GPL records $17B in revenue for 2017

Mid-year report

– despite power outages, poor service delivery

By Jaryl Bryan

Despite the frequent power outages and poor service that plague consumers, the Guyana Power and Light (GPL) managed to improve its revenue collection by raking in $17 billion in the first half of 2017.

Acting CEO of GPL, Renford Homer

The whopping sum represents an increase from $14.7 billion for the same period in 2016. According to the 2017 mid-year report released by Government, the increase in revenue is as a result of more timely payments.
The report also details that expenditure increased from $9.3 billion in the first half of 2016 to $12.6 billion in the same period this year. This increase, according to the report, is due to higher costs for Heavy Fuel Oil (HFO).
It also states that the weighted average cost rose to US$48.70 for the half year; an increase from US$30.50 as at June 30, 2016. Other expenditure included some $500 million the utility company repaid Government for loans.
But with the increased revenue, the company’s outlook for the year has improved.
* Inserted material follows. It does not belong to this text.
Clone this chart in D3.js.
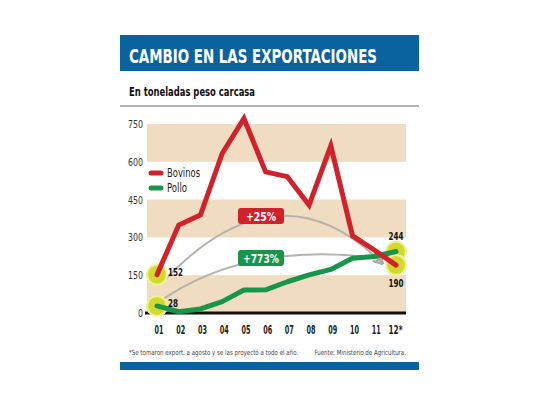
<!DOCTYPE html>
<html><head><meta charset="utf-8">
<script src="https://cdn.jsdelivr.net/npm/d3@7"></script>
<style>body{margin:0;background:#fff}svg{display:block}</style>
</head><body>
<script>
const months = ["01","02","03","04","05","06","07","08","09","10","11","12*"];
const bovinos = [152,349,389,633,772,560,541,428,663,306,250,190];
const pollo = [28,5,16,45,91,92,124,151,173,217,224,244];
const yTicks = [0,150,300,450,600,750];
const bands = [[0,150],[300,450],[600,750]];
const title = "CAMBIO EN LAS EXPORTACIONES";
const subtitle = "En toneladas peso carcasa";
const noteLeft = "*Se tomaron export. a agosto y se las proyectó a todo el año.";
const noteRight = "Fuente: Ministerio de Agricultura.";

const W=540,H=405;
const F = "'Liberation Sans Narrow','DejaVu Sans Condensed','Arial Narrow',sans-serif";
const RED="#d1212a", GREEN="#17954a", BLUE="#0a639e", TAN="#f0dcc0", YEL="#d3da2c";
const svg = d3.select("body").append("svg").attr("width",W).attr("height",H);
const defs = svg.append("defs");
defs.append("marker").attr("id","arr").attr("viewBox","0 0 10 10").attr("refX",8).attr("refY",5)
  .attr("markerWidth",5).attr("markerHeight",5).attr("orient","auto")
  .append("path").attr("d","M0,0L10,5L0,10").attr("fill","none").attr("stroke","#aaa").attr("stroke-width",2);
const fit=(sel,w)=>sel.attr("textLength",w).attr("lengthAdjust","spacingAndGlyphs");

// header
svg.append("rect").attr("x",120).attr("y",35).attr("width",299).attr("height",36).attr("fill",BLUE);
fit(svg.append("text").attr("x",129).attr("y",63).attr("fill","#fff").attr("font-family",F)
  .attr("font-weight","bold").attr("font-size",19).text(title),248);
fit(svg.append("text").attr("x",129).attr("y",96).attr("fill","#111").attr("font-family",F)
  .attr("font-weight","bold").attr("font-size",12).text(subtitle),126);
svg.append("line").attr("x1",120).attr("x2",419).attr("y1",106).attr("y2",106).attr("stroke","#999").attr("stroke-width",1.5);

const x = d3.scalePoint().domain(months).range([157,396]);
const y = d3.scaleLinear().domain([0,750]).range([313,124]);

// bands
svg.selectAll(".band").data(bands).join("rect").attr("x",147).attr("width",259)
  .attr("y",d=>y(d[1])).attr("height",d=>y(d[0])-y(d[1])).attr("fill",TAN);

// y axis labels
const yAxis = d3.axisLeft(y).tickValues(yTicks).tickSize(0).tickPadding(0);
const gy = svg.append("g").attr("transform","translate(143,0)").call(yAxis);
gy.select(".domain").remove();
gy.selectAll("text").attr("font-family",F).attr("font-size",11).attr("fill","#333")
  .each(function(d){fit(d3.select(this),String(d).length*5);});

// x axis labels
const xAxis = d3.axisBottom(x).tickSize(0).tickPadding(0);
const gx = svg.append("g").attr("transform","translate(0,326)").call(xAxis);
gx.select(".domain").remove();
gx.selectAll("text").attr("font-family",F).attr("font-weight","bold").attr("font-size",11.5).attr("fill","#222")
  .attr("dx",(d,i)=>i===11?-1:1.5)
  .each(function(d){fit(d3.select(this),d.length===3?14:9);});

// baseline
svg.append("line").attr("x1",145).attr("x2",406).attr("y1",y(0)).attr("y2",y(0)).attr("stroke","#111").attr("stroke-width",3);

// gray arcs
const p0r=[x("01")+6,y(152)+7], p2r=[x("12*")-14,y(190)-2];
svg.append("path").attr("d",`M${p0r}Q278,160 ${p2r}`).attr("fill","none").attr("stroke","#b5b2ad")
  .attr("stroke-width",2).attr("marker-end","url(#arr)");
const p0g=[x("01")+5,y(28)-6], p2g=[x("12*")-15,y(244)+7];
svg.append("path").attr("d",`M${p0g}Q250,240 ${p2g}`).attr("fill","none").attr("stroke","#b5b2ad")
  .attr("stroke-width",2).attr("marker-end","url(#arr)");

// circles
const circ = [[months[0],152],[months[0],28],[months[11],244],[months[11],190]];
svg.selectAll(".c").data(circ).join("circle").attr("cx",d=>x(d[0])).attr("cy",d=>y(d[1]))
  .attr("r",10).attr("fill",YEL).attr("stroke","#eef2a0").attr("stroke-width",2);

// lines
const line = d3.line().x((d,i)=>x(months[i])).y(d=>y(d));
svg.append("path").attr("d",line(pollo)).attr("fill","none").attr("stroke",GREEN).attr("stroke-width",5)
  .attr("stroke-linejoin","round").attr("stroke-linecap","round");
svg.append("path").attr("d",line(bovinos)).attr("fill","none").attr("stroke",RED).attr("stroke-width",5)
  .attr("stroke-linejoin","miter").attr("stroke-linecap","round");

// value labels
const lab = (t,xx,yy,anchor)=>fit(svg.append("text").attr("x",xx).attr("y",yy).attr("text-anchor",anchor)
  .attr("font-family",F).attr("font-weight","bold").attr("font-size",11).attr("fill","#111").text(t),String(t).length*5);
lab(bovinos[0],x("01")+11,y(152)+1,"start");
lab(pollo[0],x("01")+11,y(28)+1,"start");
lab(pollo[11],x("12*"),y(244)-12,"middle");
lab(bovinos[11],x("12*"),y(190)+22,"middle");

// change boxes
const box=(t,yy,col,w)=>{
  svg.append("rect").attr("x",238).attr("y",yy).attr("width",46).attr("height",16).attr("rx",3).attr("fill",col);
  fit(svg.append("text").attr("x",261).attr("y",yy+12.5).attr("text-anchor","middle").attr("fill","#fff")
    .attr("font-family",F).attr("font-weight","bold").attr("font-size",13).text(t),w);
};
box("+25%",208,RED,30);
box("+773%",250,GREEN,36);

// legend
const leg=[["Bovinos",RED,173,33],["Pollo",GREEN,188,20]];
leg.forEach(([t,c,yy,w])=>{
  svg.append("line").attr("x1",151).attr("x2",161).attr("y1",yy).attr("y2",yy).attr("stroke",c)
    .attr("stroke-width",5).attr("stroke-linecap","round");
  fit(svg.append("text").attr("x",167).attr("y",yy+4).attr("font-family",F).attr("font-size",11.5).attr("fill","#222").text(t),w);
});

// footnotes (condensed via horizontal scale)
svg.append("g").attr("transform","translate(129,355) scale(0.85,1)")
  .append("text").attr("x",0).attr("y",0).attr("font-family",F).attr("font-size",7.2).attr("fill","#444").text(noteLeft);
svg.append("g").attr("transform","translate(406,355) scale(0.85,1)")
  .append("text").attr("x",0).attr("y",0).attr("text-anchor","end").attr("font-family",F).attr("font-size",7.2).attr("fill","#444").text(noteRight);
svg.append("rect").attr("x",120).attr("y",362).attr("width",299).attr("height",8).attr("fill",BLUE);
</script>
</body></html>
According to the report, the budgeted deficit of $5 billion is now expected to be lowered to $771 million.
The report said there was a marginal increase in the production of electricity to 394,832 MWh in the first half of the year. However, the report acknowledges that the company’s technical performance remains plagued with problems.
“At the half year 2017, the 12-month rolling average of total losses was 29.6 per cent, a slight increase from the half year for 2016 when the total losses was 29.3 per cent,” the report stated.
“In a continued effort to promote the stability and reliability of existing power grid, $1.38 billion has been advanced for the rehabilitation of 328 km of low and medium voltage distribution networks in the first half.”
The report reveals that works are expected to commence in the second half of the year, with GPL expecting the work to improve power service delivery to approximately 22,000 of its customers. The work includes plans to rehabilitate an additional 580km of the distribution network.
But even as GPL seeks to improve its infrastructure, service disruptions continue to raise the ire of customers. It is understood that as of March 2017, there were 29 complaints from GPL customers at the level of the Public Utility Commission (PUC). GPL therefore comes in second on the list of complaints, behind only Guyana Telephone and Telegraph (GTT).
Last month, frustrated businessmen from Region Two (Pomeroon-Supenaam) met with staff from GPL at the Regional Democratic Council (RDC), where they vented their anger at the constant and prolonged power outages on the Essequibo Coast.
With the northern side of the Essequibo Coast hardest hit, the businessmen pointed to the plight of residents in Charity, who have suffered in the dark for days.
Essequibo Chambers of Commerce Chairman Deleep Singh, representing entrepreneurs, noted that a number of businesses suffered tremendous losses as a direct result of the blackouts. They questioned whether GPL would compensate them for their suffering and losses.
On Thursday last, after much outcry from citizens, the company stated that “a botched tree trimming exercise and a burnt jumper” were among the reasons for the electricity woes.
GPL’s Acting Chief Executive Officer (CEO), Renford Homer, also explained that shutdown of the Demerara-Berbice Interconnected System (DBIS) had resulted in a generation shortfall occasioned by reduced generation reserve.
Homer also explained that when the demand was about 84 megawatts, there were 87 megawatts available for generation, which left only three megawatts of reserve capacity, instead of the normal 20 megawatts. Moreover, the machines at Skeldon and Garden of Eden were being overhauled, whilst the one at Kingston was undergoing routine maintenance.

Power upgrades
At a year-end press conference, Homer had announced that some $3 billion would be spent by the company towards the construction of four new substations.
He had stated that this formed part of $6.6 billion that had been set aside for works to improve service delivery of the company; $3 billion for the new substations and $1.4 billion for renovation works to existing substations.
According to Homer, these works are expected to be completed by 2018.